NoDa — short for North Davidson — started as a textile mill village in the early 1900s. By the 1990s the mills had closed and artists started moving in for cheap rent. Today it's Charlotte's arts and brewery district: walkable, loud on weekends, and home to some of the most interesting food and drink in the city. Here's the full local's guide.
Getting There
NoDa is about 2 miles northeast of Uptown. The easiest way in is the LYNX Blue Line light rail to 36th Street Station — it drops you directly into the neighborhood. Street parking exists but fills up fast on Friday and Saturday evenings. If you're driving, arrive before 7pm or park near the light rail station and walk. The walk is the experience.
The Brewery Scene
NoDa Brewing Company is the anchor. They opened in 2011 and helped legitimize Charlotte as a craft beer city. Their Hop, Drop 'N Roll IPA became a Charlotte institution within a few years of opening — still one of the best IPAs brewed in the Carolinas. The taproom has an outdoor space, food trucks most weekends, and a crowd that spans young professionals, families, and serious beer people all at once.
Birdsong Brewing is NoDa Brewing's more experimental neighbor. Smaller space, more adventurous taps, and a stripped-down focus on the beer itself. Their Jalapeno Pale Ale is either exactly what you want or exactly what you don't — there's no in-between.
Heist Brewery is where you go when you want the full package: excellent beer plus a kitchen that competes with actual restaurants. Their fried chicken is as good as the brunch spots, the pizza is better than most dedicated pizza places, and the patio fills up fast on warm evenings.
"NoDa has that rare thing — a neighborhood that's been 'up and coming' for 20 years and still feels genuine."
Food Worth Knowing
Haberdish — The crown jewel of NoDa dining. Southern comfort food elevated to the point that it's no longer comfort food, it's just excellent food. The fried chicken and waffles with local honey has been on every Charlotte "best dishes" list for years. The biscuits are served with seasonal compound butters. The cocktail program is as serious as the kitchen. Weekend brunch fills up — arrive early or make a reservation.

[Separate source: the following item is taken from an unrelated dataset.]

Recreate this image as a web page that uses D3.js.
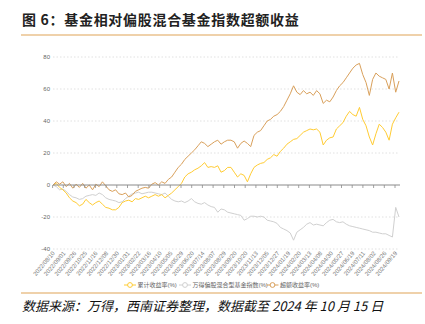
<!DOCTYPE html>
<html><head><meta charset="utf-8">
<script src="https://cdn.jsdelivr.net/npm/d3@7"></script>
<style>body{margin:0;background:#fff} svg{display:block}</style>
</head><body><svg id="c" width="425" height="324"></svg>
<script>
const titleText = "图 6：基金相对偏股混合基金指数超额收益";
const sourceText = "数据来源：万得，西南证券整理，数据截至 2024 年 10 月 15 日";
const seriesNames = ["累计收益率(%)", "万得偏股混合型基金指数(%)", "超额收益率(%)"];
const dateLabels = ["2022/08/10","2022/09/01","2022/09/26","2022/10/25","2022/11/16","2022/12/08","2022/12/30","2023/01/31","2023/02/22","2023/03/16","2023/04/10","2023/05/05","2023/05/29","2023/06/20","2023/07/14","2023/08/07","2023/08/29","2023/09/20","2023/10/20","2023/11/13","2023/12/05","2023/12/27","2024/01/19","2024/02/20","2024/03/13","2024/04/08","2024/04/30","2024/05/27","2024/06/19","2024/07/11","2024/08/02","2024/08/26","2024/09/19"];
const yTicks = [80, 60, 40, 20, 0, -20, -40];

const cumulative = [0,1,-1.5,-3,-5,-8,-10,-11,-13,-12,-9,-11,-12.5,-11,-10,-12,-14,-14.5,-15.5,-15.5,
 -14,-11,-10,-9.5,-10.5,-8.5,-9,-8,-7,-8,-7,-6,-7,-6,-8,-6.5,-5,-3,-1,1,
 5,7,8,9.5,10.5,12,14,11,11.5,11,12,8,9,11,11,8,5,7,6,2,
 7,11,12.5,13.5,14,16,17,19,18,21,23,25.5,27,28.5,29,31,33,34,35,34.5,
 35,33,25,28,29.5,30,35,37,39,43,46,44,43,48.5,41,37,30,25,32,38,
 36,33,28,38,42,45.5];
const fundIndex = [0,-1,-3,-2.5,-4,-6,-7.5,-8,-9,-8.5,-7,-6.5,-6,-6.5,-5,-6,-8,-9,-9.5,-10,
 -11,-10.5,-8.5,-7,-5.5,-5,-4.5,-5.5,-5,-4.5,-4.5,-5,-5.5,-6,-5,-7,-9,-10,-10.5,-10,
 -11,-10,-8.5,-10.5,-11.5,-12,-11,-12.5,-13.5,-14,-17,-15,-15.5,-17,-17.5,-18,-18.5,-19,-22,-21,
 -19.5,-19.5,-20,-19.5,-20,-22,-22.5,-23,-24,-26.5,-27.5,-28.5,-30,-34.5,-29.5,-28,-26.5,-24.5,-23.5,-25,
 -24.5,-25,-25.5,-23.5,-22,-21.5,-23,-23.5,-23,-24.5,-25.5,-26,-26.5,-27,-27.5,-28,-28.5,-29.5,-29.5,-30,
 -30.5,-30.5,-31.5,-32.5,-14,-20];
const excess = [0,2,0.5,2,-1,1,-2,0.5,-1.5,1,-2,0,-3,0.5,-1,2,-0.5,-3,-4,-3,
 -5.5,-6,-5,-7.5,-6.5,-4,-3,-2,-1.5,-2,0.5,1.5,0,2,1,3.5,5,8,11,13,
 16,18,20,22,24.5,27,26,24,25.5,27,28,25.5,27,28,28,27,23,26,27.5,26,
 24,31,33,34,37,40,41,43,44,46,49,53,57,62,58,56.5,59,57,58,56,
 59,57,51,53,52,55,59,62,64,67,70,73,75,76,69,64,56,66,70,68,
 67,66,60,70,58,65];

const svg = d3.select("#c");
const F = "'Liberation Sans','Noto Sans CJK SC',sans-serif";

// title
svg.append("text").attr("x", 22).attr("y", 25).attr("font-family", "'Noto Sans CJK SC',sans-serif")
  .attr("font-weight", "bold").attr("font-size", 14).attr("letter-spacing", 0.7).attr("fill", "#222").text(titleText);
svg.append("line").attr("x1", 21).attr("x2", 422).attr("y1", 35).attr("y2", 35).attr("stroke", "#DFA457").attr("stroke-width", 1.2);
svg.append("line").attr("x1", 21).attr("x2", 422).attr("y1", 293).attr("y2", 293).attr("stroke", "#DFA457").attr("stroke-width", 1.2);
svg.append("text").attr("x", 22).attr("y", 311).attr("font-family", "'Noto Sans CJK SC',sans-serif")
  .attr("font-style", "italic").attr("font-size", 13).attr("fill", "#111").text(sourceText);

const n = cumulative.length;
const x = d3.scaleLinear().domain([0, n - 1]).range([53, 399]);
const y = d3.scaleLinear().domain([-40, 80]).range([249, 57]);
const xl = d3.scaleLinear().domain([0, dateLabels.length - 1]).range([52.6, 395]);

// grid
svg.append("g").selectAll("line").data(yTicks.filter(d => d !== 0)).join("line")
  .attr("x1", 53).attr("x2", 399).attr("y1", d => y(d)).attr("y2", d => y(d))
  .attr("stroke", "#d9d9d9").attr("stroke-width", 0.8).attr("stroke-dasharray", "1.5,2");
svg.append("g").selectAll("text").data(yTicks).join("text")
  .attr("x", 50).attr("y", d => y(d)).attr("dy", "0.35em").attr("text-anchor", "end")
  .attr("font-family", F).attr("font-size", 6).attr("fill", "#666").text(d => d);

// date labels
svg.append("g").selectAll("text").data(dateLabels).join("text")
  .attr("transform", (d, i) => `translate(${xl(i) + 1},252) rotate(-50)`)
  .attr("text-anchor", "end").attr("dy", "0.35em")
  .attr("font-family", F).attr("font-size", 6).attr("fill", "#777").text(d => d);

// lines
const line = arr => d3.line().x((d, i) => x(i)).y(d => y(d))(arr);
const colors = ["#FFCC33", "#D0D0D0", "#D9A05B"];
svg.append("path").attr("d", line(fundIndex)).attr("fill", "none").attr("stroke", colors[1]).attr("stroke-width", 1);
svg.append("path").attr("d", line(cumulative)).attr("fill", "none").attr("stroke", colors[0]).attr("stroke-width", 1);
svg.append("path").attr("d", line(excess)).attr("fill", "none").attr("stroke", colors[2]).attr("stroke-width", 1);

// zero axis
svg.append("line").attr("x1", 53).attr("x2", 400).attr("y1", y(0)).attr("y2", y(0)).attr("stroke", "#8a8a8a").attr("stroke-width", 1);
svg.append("g").selectAll("line").data(dateLabels).join("line")
  .attr("x1", (d, i) => xl(i)).attr("x2", (d, i) => xl(i)).attr("y1", y(0)).attr("y2", y(0) + 3)
  .attr("stroke", "#8a8a8a").attr("stroke-width", 0.8);

// legend
const legX = [130, 185, 272.5];
const lg = svg.append("g").selectAll("g").data(seriesNames).join("g")
  .attr("transform", (d, i) => `translate(${legX[i]},285)`);
lg.append("line").attr("x1", -6).attr("x2", 6).attr("stroke", (d, i) => colors[i]).attr("stroke-width", 1);
lg.append("circle").attr("r", 2.4).attr("fill", "#fff").attr("stroke", (d, i) => colors[i]).attr("stroke-width", 1);
lg.append("text").attr("x", 7.5).attr("dy", "0.35em").attr("font-family", F).attr("font-size", 6)
  .attr("fill", "#666").text(d => d);
</script></body></html>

Poplar — NoDa's neighborhood café for when you want something quieter. Small menu, executed well, with coffee that takes it seriously. The biscuits come out of the oven at set times; ask when the next batch is. This is where NoDa locals eat on weekday mornings and leisurely Sunday afternoons.
Amélie's French Bakery — Open 24 hours. Giant space filled with mismatched antique furniture and students who've been there since 6am. The salted caramel brownie is one of Charlotte's most-ordered items. The quiches are excellent. You can stay for three hours over one coffee and nobody will bother you about it.
Reigning Donuts — Small-batch creative donuts that sell out by noon. The flavors rotate and are usually strange in a way that works. Show up early.
Art & Murals
NoDa's streets are a gallery that's always open. Building facades throughout the neighborhood have been painted by local, regional, and national artists — some pieces commissioned, some installed during art events, some just appearing overnight. The density of quality street art here rivals cities ten times Charlotte's size.
The Gallery Crawl happens the first and third Fridays of every month. Galleries open their doors for free, the streets fill with people, food trucks appear, and the whole neighborhood becomes a slow-moving social event. No admission, no agenda — just show up and walk.
Live Music
The Neighborhood Theatre on N. Davidson Street has been part of Charlotte's music scene since 1945. The capacity is around 1,000, which puts it in the sweet spot for seeing artists on the way up or established names in an intimate setting. The sound system has been upgraded consistently and the sightlines are good from most spots on the floor.
Check their calendar before any NoDa weekend — there's almost always something worth seeing. Ticket prices are reasonable. The bar is well-stocked. The crowd comes to actually watch the show, which is its own increasingly rare quality.
When to Go
First/Third Friday Gallery Crawl is the peak NoDa experience. If you've never been to the neighborhood, make your first visit on a Gallery Crawl Friday and you'll understand immediately what makes it worth caring about.
Saturday afternoons are busy and excellent — the brewery crowd fills in from noon onward, food trucks arrive, and the energy is social without being chaotic.
Sunday mornings are for locals. Quieter, better for coffee and a real conversation, and the brunch spots are easier to get into than Saturday.
NoDa changes fast — new murals, new pop-ups, new spots opening while others evolve. We keep this guide updated as the neighborhood keeps building itself.